→ **What the task requires**: In the entries below, count each line holding the word "this". Answer with the total alone.

→ **Excerpted records**:
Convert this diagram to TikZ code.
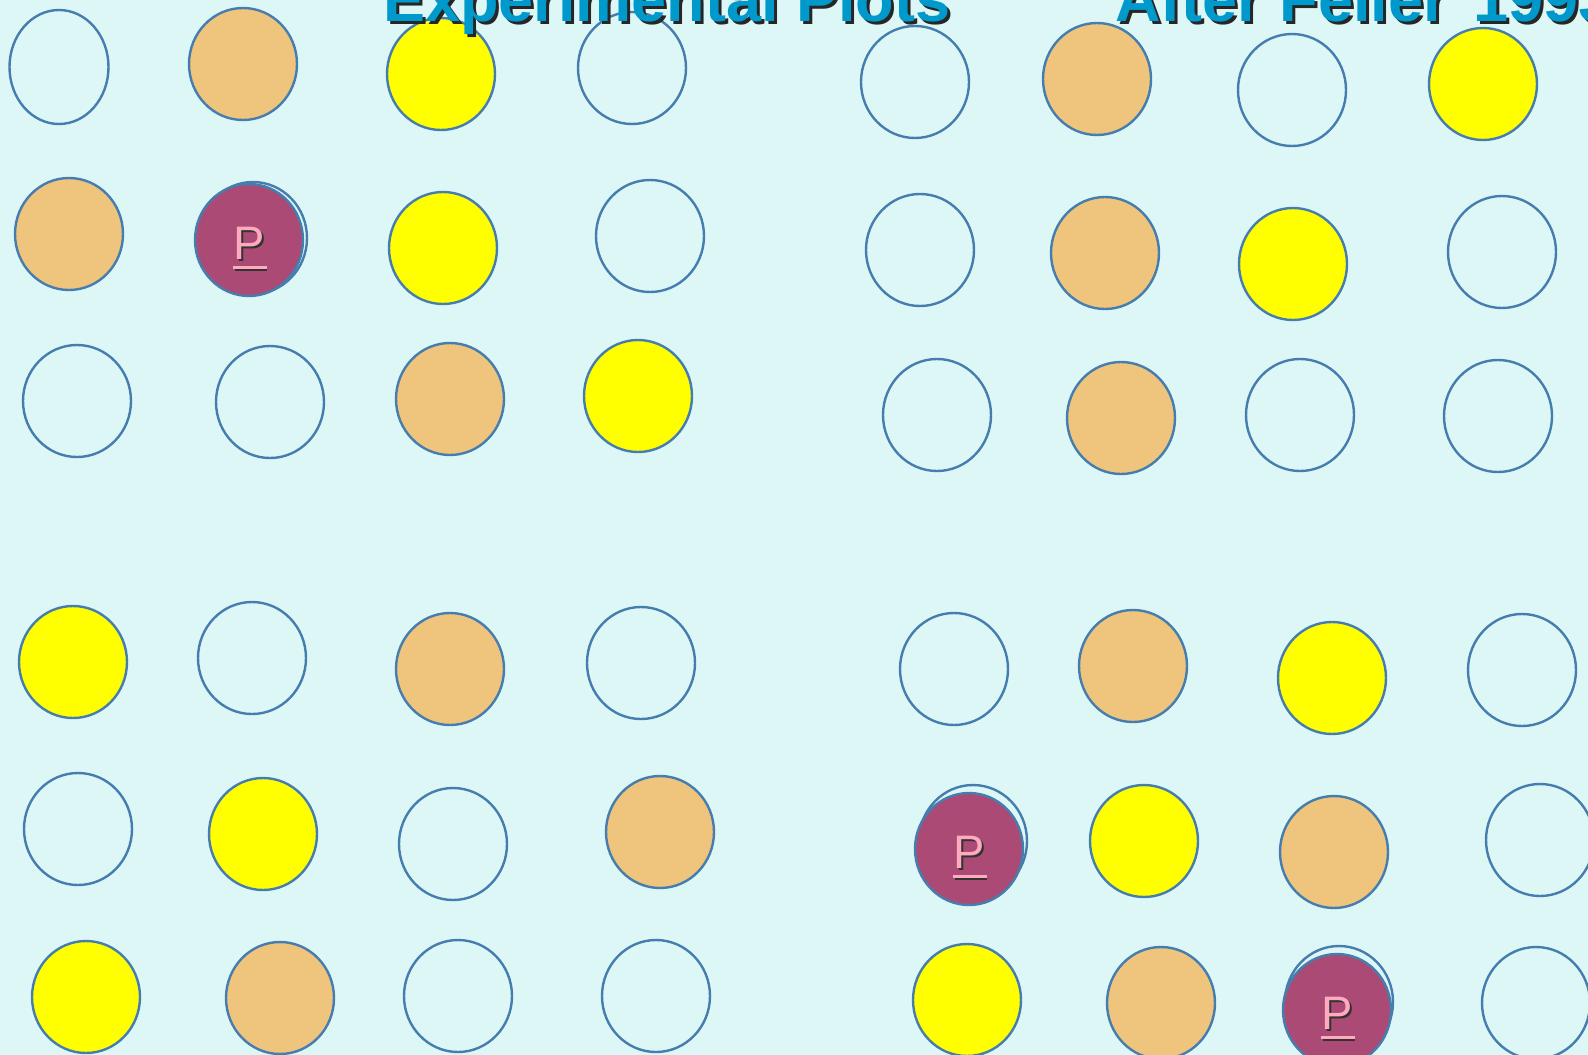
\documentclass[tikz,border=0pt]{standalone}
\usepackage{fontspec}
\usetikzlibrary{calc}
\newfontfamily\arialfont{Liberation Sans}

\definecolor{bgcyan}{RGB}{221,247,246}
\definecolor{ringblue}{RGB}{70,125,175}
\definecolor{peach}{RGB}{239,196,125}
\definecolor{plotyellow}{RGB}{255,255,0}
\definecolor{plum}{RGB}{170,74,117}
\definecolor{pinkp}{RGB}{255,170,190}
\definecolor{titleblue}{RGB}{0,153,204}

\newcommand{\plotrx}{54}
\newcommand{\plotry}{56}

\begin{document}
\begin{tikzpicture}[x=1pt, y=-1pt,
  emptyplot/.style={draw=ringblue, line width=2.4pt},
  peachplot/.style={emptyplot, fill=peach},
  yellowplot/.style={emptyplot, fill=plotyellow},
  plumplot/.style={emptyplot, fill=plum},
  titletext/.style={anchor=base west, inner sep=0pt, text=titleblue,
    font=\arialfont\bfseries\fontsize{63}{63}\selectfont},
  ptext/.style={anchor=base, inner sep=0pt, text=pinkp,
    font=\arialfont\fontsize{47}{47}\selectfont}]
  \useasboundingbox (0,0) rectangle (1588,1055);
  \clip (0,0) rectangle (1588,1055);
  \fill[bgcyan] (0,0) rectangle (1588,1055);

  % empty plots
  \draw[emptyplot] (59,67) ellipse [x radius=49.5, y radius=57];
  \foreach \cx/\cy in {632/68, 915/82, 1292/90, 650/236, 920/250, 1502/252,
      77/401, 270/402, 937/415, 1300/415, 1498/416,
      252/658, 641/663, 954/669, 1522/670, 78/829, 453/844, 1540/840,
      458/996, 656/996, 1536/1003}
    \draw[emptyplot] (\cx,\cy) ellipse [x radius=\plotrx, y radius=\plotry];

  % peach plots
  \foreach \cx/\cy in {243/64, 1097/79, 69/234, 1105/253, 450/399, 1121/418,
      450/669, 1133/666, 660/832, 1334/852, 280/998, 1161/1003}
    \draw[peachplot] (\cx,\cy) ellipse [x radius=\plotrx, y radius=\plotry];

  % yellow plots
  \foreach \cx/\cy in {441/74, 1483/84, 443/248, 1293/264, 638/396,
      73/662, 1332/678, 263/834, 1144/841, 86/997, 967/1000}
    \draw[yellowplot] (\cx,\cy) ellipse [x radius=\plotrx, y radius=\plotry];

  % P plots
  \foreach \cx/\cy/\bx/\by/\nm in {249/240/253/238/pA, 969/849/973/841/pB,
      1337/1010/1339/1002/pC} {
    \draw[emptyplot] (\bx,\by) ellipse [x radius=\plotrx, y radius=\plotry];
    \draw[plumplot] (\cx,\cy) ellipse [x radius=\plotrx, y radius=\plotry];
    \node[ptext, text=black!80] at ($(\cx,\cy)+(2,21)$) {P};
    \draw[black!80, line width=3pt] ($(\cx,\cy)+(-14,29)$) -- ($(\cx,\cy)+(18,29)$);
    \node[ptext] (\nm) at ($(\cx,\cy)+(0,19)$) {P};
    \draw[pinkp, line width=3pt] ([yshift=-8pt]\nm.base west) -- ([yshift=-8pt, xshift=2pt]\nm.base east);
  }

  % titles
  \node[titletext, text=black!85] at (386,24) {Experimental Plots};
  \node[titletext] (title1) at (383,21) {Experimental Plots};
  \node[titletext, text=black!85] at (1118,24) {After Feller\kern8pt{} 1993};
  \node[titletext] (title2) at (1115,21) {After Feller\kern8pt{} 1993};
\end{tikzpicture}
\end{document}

---

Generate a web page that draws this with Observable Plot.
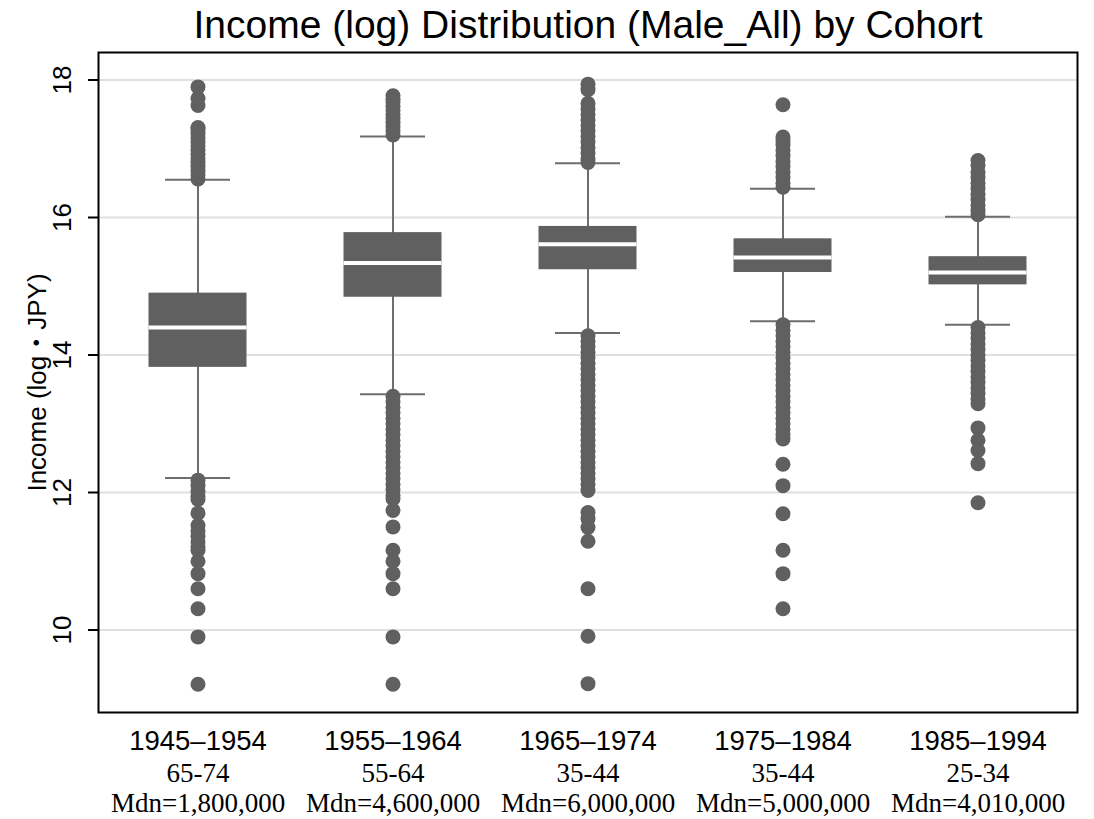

→ **Result of the task**: 2